> [GIVEN REQUEST] Give nothing except the number of lines containing the word "script".

[Charts and diagrams as code]
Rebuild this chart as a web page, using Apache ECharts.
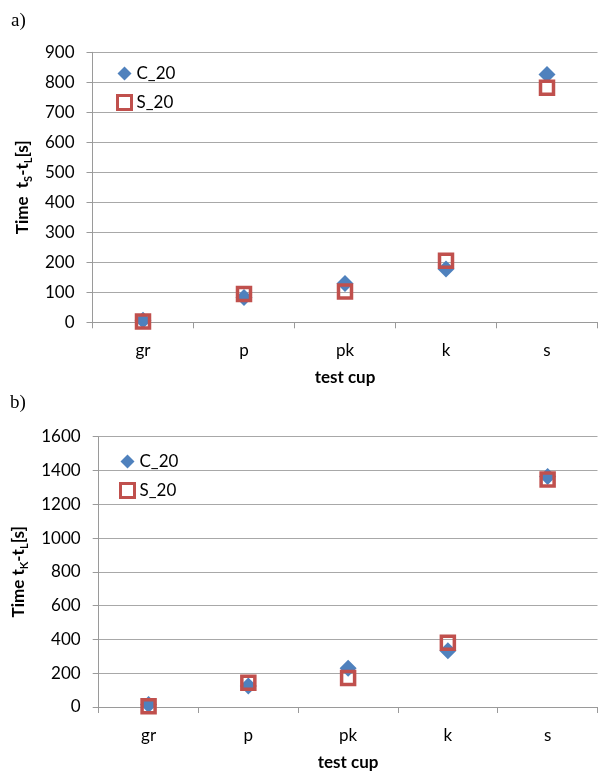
<!DOCTYPE html>
<html>
<head>
<meta charset="utf-8">
<script src="https://cdn.jsdelivr.net/npm/echarts@6/dist/echarts.min.js"></script>
<style>
  html, body { margin: 0; padding: 0; background: #fff; }
  #chart { width: 598px; height: 772px; }
</style>
</head>
<body>
<div id="chart"></div>
<script>
// Test cups along the horizontal axis
var cups = ['gr', 'p', 'pk', 'k', 's'];

// a) time t_S - t_L [s]
var topC20 = [7, 83, 129, 178, 826];
var topS20 = [3, 94, 103, 205, 782];

// b) time t_K - t_L [s]
var botC20 = [15, 124, 229, 333, 1364];
var botS20 = [5, 143, 171, 381, 1347];

var FONT = 'Lato';
var BLUE = '#4F81BD';
var RED = '#C0504D';
var AXIS = '#9a9a9a';
var GRID = '#a8a8a8';

function titleRich() {
  return {
    m: { fontFamily: FONT, fontWeight: 'bold', fontSize: 17, color: '#000', lineHeight: 24 },
    s: { fontFamily: FONT, fontWeight: 'bold', fontSize: 11, color: '#000', lineHeight: 10, verticalAlign: 'bottom' }
  };
}

function xAxisFor(idx) {
  return {
    type: 'category', gridIndex: idx, data: cups, boundaryGap: true,
    axisLine: { lineStyle: { color: AXIS, width: 1 } },
    axisTick: { show: true, length: 6, lineStyle: { color: AXIS } },
    axisLabel: { fontFamily: FONT, fontSize: 17, color: '#000', margin: 20 },
    splitLine: { show: false },
    name: 'test cup', nameLocation: 'middle', nameGap: 47,
    nameTextStyle: { fontFamily: FONT, fontWeight: 'bold', fontSize: 17, color: '#000' }
  };
}

function yAxisFor(idx, max, step, name, gap) {
  return {
    type: 'value', gridIndex: idx, min: 0, max: max, interval: step,
    axisLine: { show: true, lineStyle: { color: AXIS, width: 1 } },
    axisTick: { show: true, length: 6, lineStyle: { color: AXIS } },
    axisLabel: {
      fontFamily: FONT, fontSize: 17, color: '#000', margin: 18,
      formatter: function (v) { return String(v); }
    },
    splitLine: { show: true, lineStyle: { color: GRID, width: 1 } },
    name: name, nameLocation: 'middle', nameGap: gap,
    nameTextStyle: { rich: titleRich() }
  };
}

function cSeries(idx, data) {
  return {
    name: 'C_20', type: 'scatter', xAxisIndex: idx, yAxisIndex: idx,
    symbol: 'diamond', symbolSize: [17, 17],
    itemStyle: { color: BLUE, opacity: 1 },
    data: data
  };
}
function sSeries(idx, data) {
  return {
    name: 'S_20', type: 'scatter', xAxisIndex: idx, yAxisIndex: idx,
    symbol: 'rect', symbolSize: [13, 13],
    itemStyle: { color: 'rgba(255,255,255,0)', borderColor: RED, borderWidth: 3.5, opacity: 1 },
    data: data
  };
}

function legendAt(left, top) {
  return {
    orient: 'vertical', left: left, top: top, itemGap: 12,
    itemWidth: 14, itemHeight: 14,
    textStyle: { fontFamily: FONT, fontSize: 17, color: '#000' },
    selectedMode: false,
    data: [
      { name: 'C_20', icon: 'diamond', itemStyle: { color: BLUE, opacity: 1 } },
      { name: 'S_20', icon: 'rect', itemStyle: { color: '#fff', borderColor: RED, borderWidth: 3, opacity: 1 } }
    ]
  };
}

var chart = echarts.init(document.getElementById('chart'), null, { renderer: 'canvas' });
chart.setOption({
  backgroundColor: '#fff',
  animation: false,
  textStyle: { fontFamily: FONT },
  grid: [
    { left: 92.5, right: 0.5, top: 52.3, height: 270 },
    { left: 98.7, right: 0.5, top: 436.7, height: 271.6 }
  ],
  xAxis: [xAxisFor(0), xAxisFor(1)],
  yAxis: [
    yAxisFor(0, 900, 100, '{m|Time  t}{s|S}{m|-t}{s|L}{m|[s]}', 46),
    yAxisFor(1, 1600, 200, '{m|Time t}{s|K}{m|-t}{s|L}{m|[s]}', 49)
  ],
  legend: [legendAt(111, 60), legendAt(114, 448)],
  series: [
    cSeries(0, topC20), sSeries(0, topS20),
    cSeries(1, botC20), sSeries(1, botS20)
  ],
  graphic: [
    { type: 'text', left: 11, top: 12, style: { text: 'a)', font: '19px "Liberation Serif"', fill: '#000' } },
    { type: 'text', left: 10, top: 394, style: { text: 'b)', font: '19px "Liberation Serif"', fill: '#000' } }
  ]
});
</script>
</body>
</html>
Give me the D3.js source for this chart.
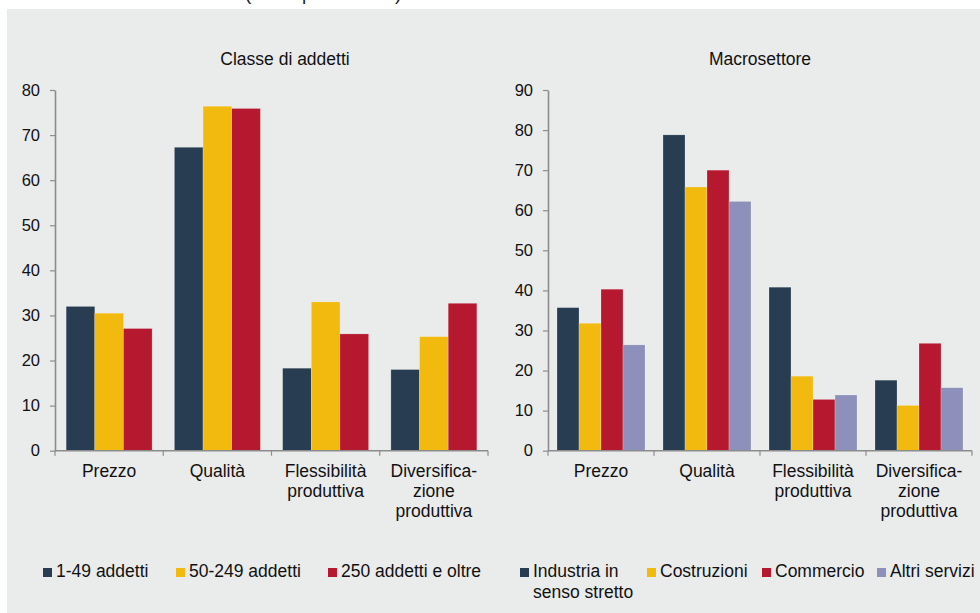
<!DOCTYPE html>
<html><head><meta charset="utf-8">
<script src="https://cdn.jsdelivr.net/npm/d3@7"></script>
<style>html,body{margin:0;padding:0;background:#fff;}svg{display:block;font-family:"Liberation Sans",Arial,sans-serif;}</style>
</head><body><svg id="c" width="980" height="613"></svg>
<script>
const categories = ["Prezzo", "Qualità", "Flessibilità\nproduttiva", "Diversifica-\nzione\nproduttiva"];

const leftTitle = "Classe di addetti";
const leftSeries = ["1-49 addetti", "50-249 addetti", "250 addetti e oltre"];
const leftValues = [
  [32.0, 67.3, 18.3, 18.0],
  [30.5, 76.4, 33.0, 25.3],
  [27.1, 75.9, 25.9, 32.7]
];
const leftTicks = [0, 10, 20, 30, 40, 50, 60, 70, 80];

const rightTitle = "Macrosettore";
const rightSeries = ["Industria in\nsenso stretto", "Costruzioni", "Commercio", "Altri servizi"];
const rightValues = [
  [35.7, 78.8, 40.8, 17.6],
  [31.8, 65.8, 18.6, 11.3],
  [40.3, 70.0, 12.8, 26.8],
  [26.4, 62.2, 13.9, 15.7]
];
const rightTicks = [0, 10, 20, 30, 40, 50, 60, 70, 80, 90];

const colors = ["#283D52", "#F2B90F", "#B5182F", "#8C90BA"];
const topNote = "(valori percentuali)";

const svg = d3.select("#c");
svg.append("rect").attr("x", 7).attr("y", 9).attr("width", 973).attr("height", 604).attr("fill", "#EAEBEB");
svg.append("text").attr("x", 245).attr("y", 0).attr("font-size", 19).attr("fill", "#222").text(topNote);

function panel(cfg) {
  const g = svg.append("g");
  const y = d3.scaleLinear().domain([0, cfg.ticks[cfg.ticks.length - 1]]).range([450.7, 90]);
  const x = d3.scaleBand().domain(categories).range([cfg.x0, cfg.x1]).paddingInner(cfg.pad).paddingOuter(cfg.pad / 2);
  const xs = d3.scaleBand().domain(cfg.series.map((d, i) => i)).range([0, x.bandwidth()]);

  // title
  g.append("text").attr("x", cfg.titleX).attr("y", 65).attr("text-anchor", "middle")
    .attr("font-size", 17.5).attr("fill", "#111").text(cfg.title);

  // bars
  cfg.values.forEach((vals, si) => {
    g.selectAll(null).data(vals).enter().append("rect")
      .attr("x", (d, ci) => x(categories[ci]) + xs(si))
      .attr("width", xs.bandwidth())
      .attr("y", d => y(d))
      .attr("height", d => y(0) - y(d))
      .attr("fill", colors[si])
      .attr("stroke", "rgba(255,255,255,0.35)")
      .attr("stroke-width", 0.6);
  });

  // y axis
  const ya = g.append("g").attr("transform", `translate(${cfg.x0},0)`)
    .call(d3.axisLeft(y).tickValues(cfg.ticks).tickSize(5).tickPadding(10).tickSizeOuter(0));
  ya.select(".domain").attr("stroke", "#8C8C8C").attr("stroke-width", 1.6);
  ya.selectAll(".tick line").attr("stroke", "#8C8C8C").attr("stroke-width", 1.2);
  ya.selectAll(".tick text").attr("font-size", 16.5).attr("fill", "#111").attr("font-family", "Liberation Sans, Arial, sans-serif");

  // x axis line + boundary ticks
  g.append("line").attr("x1", cfg.x0).attr("x2", cfg.x1).attr("y1", y(0)).attr("y2", y(0))
    .attr("stroke", "#8C8C8C").attr("stroke-width", 1.6);
  const step = x.step();
  const bounds = d3.range(categories.length + 1).map(i => cfg.x0 + i * step);
  g.selectAll(null).data(bounds).enter().append("line")
    .attr("x1", d => d).attr("x2", d => d).attr("y1", y(0)).attr("y2", y(0) + 5)
    .attr("stroke", "#8C8C8C").attr("stroke-width", 1.2);

  // category labels
  categories.forEach(c => {
    const t = g.append("text").attr("text-anchor", "middle").attr("font-size", 17.5).attr("fill", "#111");
    c.split("\n").forEach((line, li) => {
      t.append("tspan").attr("x", x(c) + x.bandwidth() / 2).attr("y", 477 + li * 20).text(line);
    });
  });

  // legend
  cfg.series.forEach((s, i) => {
    const lx = cfg.legendX[i];
    g.append("rect").attr("x", lx).attr("y", 568).attr("width", 9).attr("height", 9).attr("fill", colors[i]);
    const t = g.append("text").attr("font-size", 17.5).attr("fill", "#111");
    s.split("\n").forEach((line, li) => {
      t.append("tspan").attr("x", lx + 13).attr("y", 577 + li * 21).text(line);
    });
  });
}

panel({ title: leftTitle, titleX: 285, series: leftSeries, values: leftValues, ticks: leftTicks,
  x0: 55, x1: 488, pad: 0.206, legendX: [43, 176, 328] });
panel({ title: rightTitle, titleX: 760, series: rightSeries, values: rightValues, ticks: rightTicks,
  x0: 548, x1: 972, pad: 0.17, legendX: [520, 647, 762, 877] });
</script></body></html>
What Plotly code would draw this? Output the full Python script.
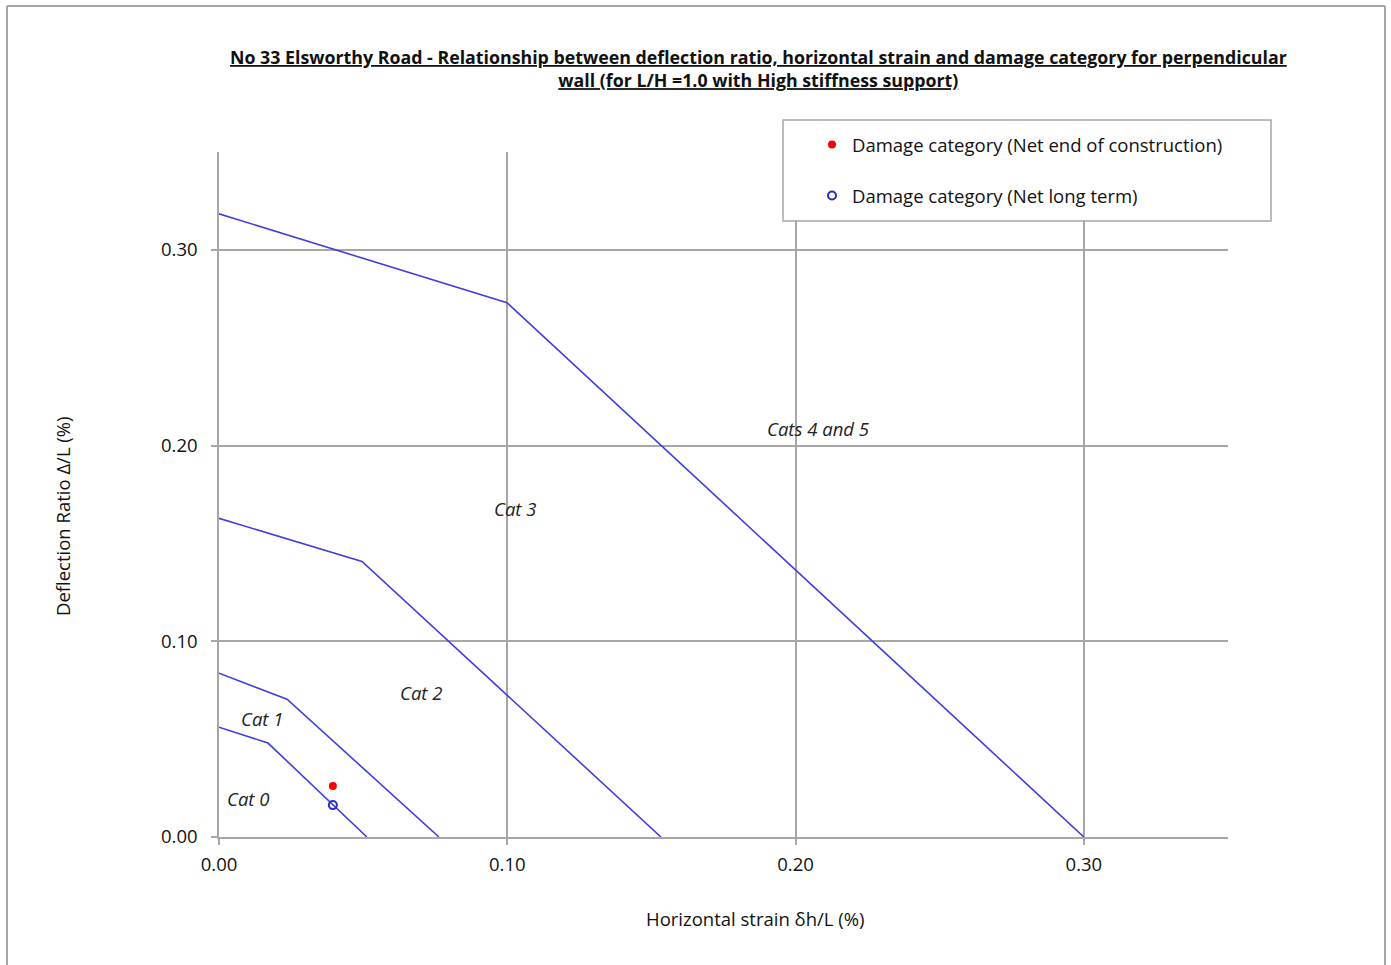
import plotly.graph_objects as go

# Boundary lines (horizontal strain %, deflection ratio %)
cat0_x = [0.0, 0.017, 0.0513]
cat0_y = [0.0561, 0.048, 0.0]
cat1_x = [0.0, 0.0236, 0.0763]
cat1_y = [0.0837, 0.0704, 0.0]
cat2_x = [0.0, 0.0496, 0.1533]
cat2_y = [0.1628, 0.1408, 0.0]
cat3_x = [0.0, 0.0999, 0.300]
cat3_y = [0.3184, 0.273, 0.0]

# Damage points
end_constr_x = [0.0395]
end_constr_y = [0.026]
long_term_x = [0.0395]
long_term_y = [0.0163]

# Labels
label_text = ["Cat 0", "Cat 1", "Cat 2", "Cat 3", "Cats 4 and 5"]
label_x = [0.0101, 0.0149, 0.070, 0.1027, 0.2078]
label_y = [0.0199, 0.0607, 0.074, 0.168, 0.2087]

tick_vals = [0.0, 0.1, 0.2, 0.3]
tick_text = ["0.00", "0.10", "0.20", "0.30"]

W, H = 1391, 965
L, R, T, B = 219, 1228, 152, 837
pw, ph = R - L, B - T

def px(x):
    return (x - L) / pw

def py(y):
    return (B - y) / ph

FONT = "Open Sans, Liberation Sans, sans-serif"
FS = 18.5
LINE_COLOR = "#3f3fe0"
GRID = "#a6a6a6"

fig = go.Figure()
for xs, ys in [(cat0_x, cat0_y), (cat1_x, cat1_y), (cat2_x, cat2_y), (cat3_x, cat3_y)]:
    fig.add_trace(go.Scatter(x=xs, y=ys, mode="lines", showlegend=False,
                             line=dict(color=LINE_COLOR, width=1.6), hoverinfo="skip"))

fig.add_trace(go.Scatter(x=end_constr_x, y=end_constr_y, mode="markers",
                         name="Damage category (Net end of construction)",
                         legendgroup="a",
                         marker=dict(color="#ff0000", size=8, symbol="circle")))
fig.add_trace(go.Scatter(x=long_term_x, y=long_term_y, mode="markers",
                         name="Damage category (Net long term)",
                         legendgroup="b",
                         marker=dict(color="#2a2ad0", size=8, symbol="circle-open",
                                     line=dict(width=2))))

for t, x, y in zip(label_text, label_x, label_y):
    fig.add_annotation(x=x, y=y, text="<i>" + t + "</i>", showarrow=False,
                       xanchor="center", yanchor="middle",
                       font=dict(family=FONT, size=FS, color="#222"))

# Legend box
fig.add_shape(type="rect", xref="paper", yref="paper",
              x0=px(783), x1=px(1271), y0=py(221), y1=py(120),
              line=dict(color=GRID, width=1.5), fillcolor="white", layer="above")

# Outer frame
for (x0, y0, x1, y1) in [(7, 6, 1385, 6), (7, 6, 7, 965), (1385, 6, 1385, 965)]:
    fig.add_shape(type="line", xref="paper", yref="paper",
                  x0=px(x0), y0=py(y0), x1=px(x1), y1=py(y1),
                  line=dict(color=GRID, width=2))

# Title
fig.add_annotation(xref="paper", yref="paper", x=px(758), y=py(69),
                   text="<b><u>No 33 Elsworthy Road - Relationship between deflection ratio, horizontal strain and damage category for perpendicular</u></b><br><b><u>wall (for L/H =1.0 with High stiffness support)</u></b>",
                   showarrow=False, xanchor="center", yanchor="middle",
                   font=dict(family=FONT, size=17.8, color="#111"))

# Axis titles
fig.add_annotation(xref="paper", yref="paper", x=px(755), y=py(918),
                   text="Horizontal strain δh/L (%)", showarrow=False,
                   xanchor="center", yanchor="middle",
                   font=dict(family=FONT, size=FS, color="#111"))
fig.add_annotation(xref="paper", yref="paper", x=px(62), y=py(516),
                   text="Deflection Ratio Δ/L (%)", showarrow=False, textangle=-90,
                   xanchor="center", yanchor="middle",
                   font=dict(family=FONT, size=FS, color="#111"))

fig.update_layout(
    width=W, height=H,
    margin=dict(l=L, r=W - R, t=T, b=H - B, pad=0),
    plot_bgcolor="white", paper_bgcolor="white",
    font=dict(family=FONT, size=FS, color="#111"),
    legend=dict(x=px(812), y=py(126), xanchor="left", yanchor="top",
                bgcolor="rgba(0,0,0,0)", borderwidth=0,
                traceorder="grouped", tracegroupgap=24,
                font=dict(family=FONT, size=FS, color="#111"),
                itemwidth=30),
    showlegend=True,
)
fig.update_xaxes(range=[0, 0.35], tickvals=tick_vals, ticktext=tick_text,
                 showgrid=True, gridcolor=GRID, gridwidth=1.5,
                 zeroline=False, showline=True, linecolor=GRID, linewidth=1.5,
                 ticks="outside", ticklen=6, tickcolor=GRID, tickwidth=1.5,
                 ticklabelstandoff=4,
                 tickfont=dict(size=FS))
fig.update_yaxes(range=[0, 0.35], tickvals=tick_vals, ticktext=tick_text,
                 showgrid=True, gridcolor=GRID, gridwidth=1.5,
                 zeroline=False, showline=True, linecolor=GRID, linewidth=1.5,
                 ticks="outside", ticklen=6, tickcolor=GRID, tickwidth=1.5,
                 ticklabelstandoff=10,
                 tickfont=dict(size=FS))

fig.write_html("out.html")
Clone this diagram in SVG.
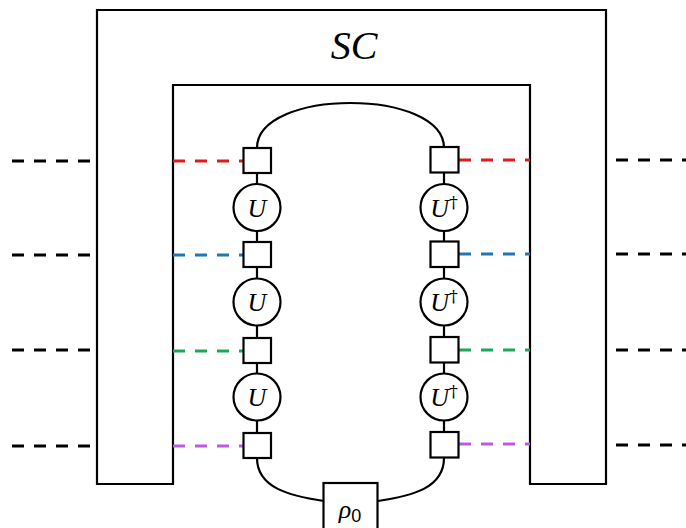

> [THE OUTPUT] 7